November in the Blackberry garden

Written by Alison Levey – award winning Garden blogger

November is upon us, the month of damp, dank, mists and often the first of the frosts. It is the month that knocks on the door of Winter, hanging on to what colour there is for as long as it can. It is also the season when the fragrance of the garden changes. There is that scent of damp soil that pervades this time of year. It has a little bit of ‘eau de slug’, which should be unpleasant yet for some reason I like it – it’s a sign of the season.

In my garden in most years, November sees the peak of the Autumn foliage. I can be found gazing out of the upstairs windows enjoying the colour in the garden. I love seeing the foliage turn through many shades before finally dropping to the ground.

I also wander the garden looking at the first flowers appearing on the Hamamelis, I have one that always flowers earlier than the others. I love flowers this time of year as they seem in short supply. I find my gaze shifts as the season turns. In the Summer I am looking more at the overall effect of the borders, as we move into Autumn and Winter I find I am looking more at individual plants and enjoying them more as individuals. Each flower becomes more prized.

The Winter Flowering clematis: Clematis cirrhosa is a must-grow clematis for me. If I was only allowed one clematis it would be this one. It flowers for weeks over the Winter and provides food for late and early pollinators. It also brightens up the old apple tree where mine grows.

The king of my Autumn garden though has to be my Ginkgo Tree. Watching the leaves turn to butter yellow, then waiting, waiting, waiting until that day when they all seem to drop at once and carpet the ground. There is no tree that manages to instil so much anticipation and drama into its  journey into Winter. It has to be one of the most spectacular conifers and there are so many varieties to buy that it is worth finding a spot for if you can.

I will be planting my tulips in November and will be happy in the knowledge that during the darkest coldest months of Winter they are underground, growing and getting ready for their moment. Whilst it may feel like November is the garden shutting down, for me it is a month of hope. It is the gateway month where some plants are settling down for their Winter sleep and others are just waking up.

There are few better ways then spending a November day weeding the garden.
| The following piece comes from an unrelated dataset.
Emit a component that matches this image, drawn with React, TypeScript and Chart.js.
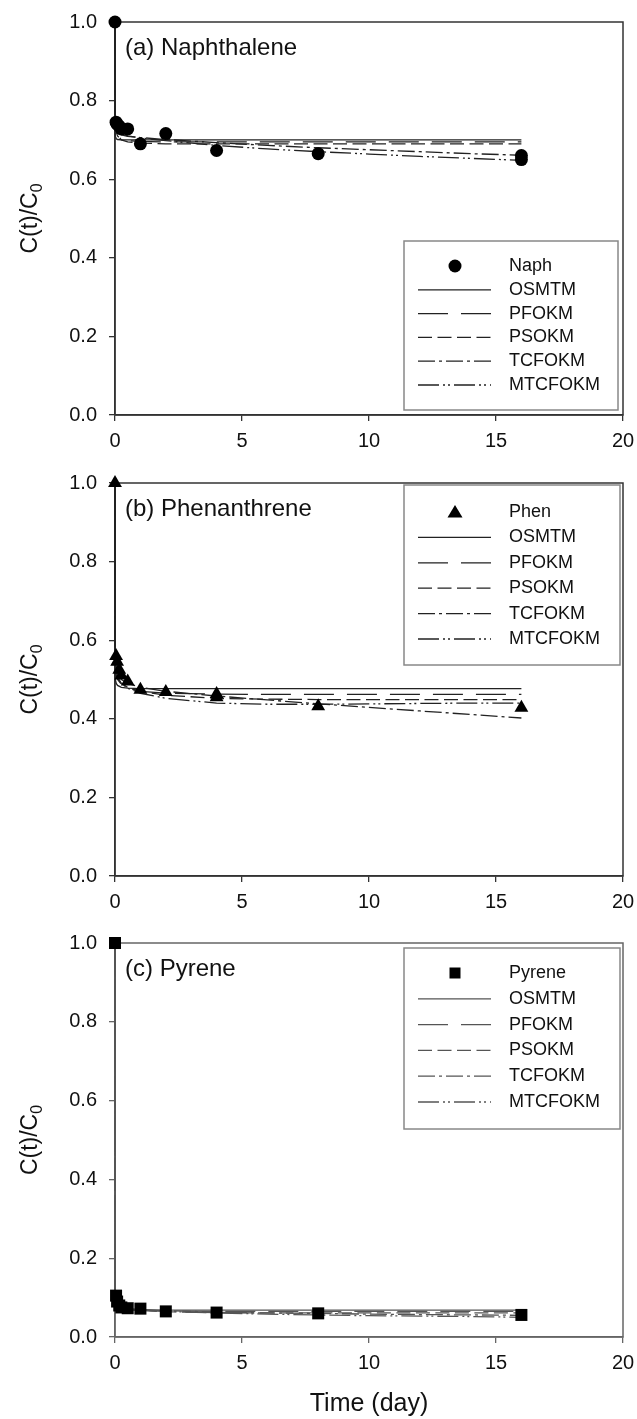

It allows me to get close to ground level so I can see what is growing and what is emerging. I try not to be too tidy in removing the leaf-fall, but I am very aware that slugs can use them to hide under and I have enough slugs without encouraging more. I wrap up warm for my days outside and as long as it is not raining or the ground frozen, I will be outside as much as I can be. I often say that one weed now is worth 200 in the Spring and this mantra keeps me going.

People who do not garden in Winter are missing a treat.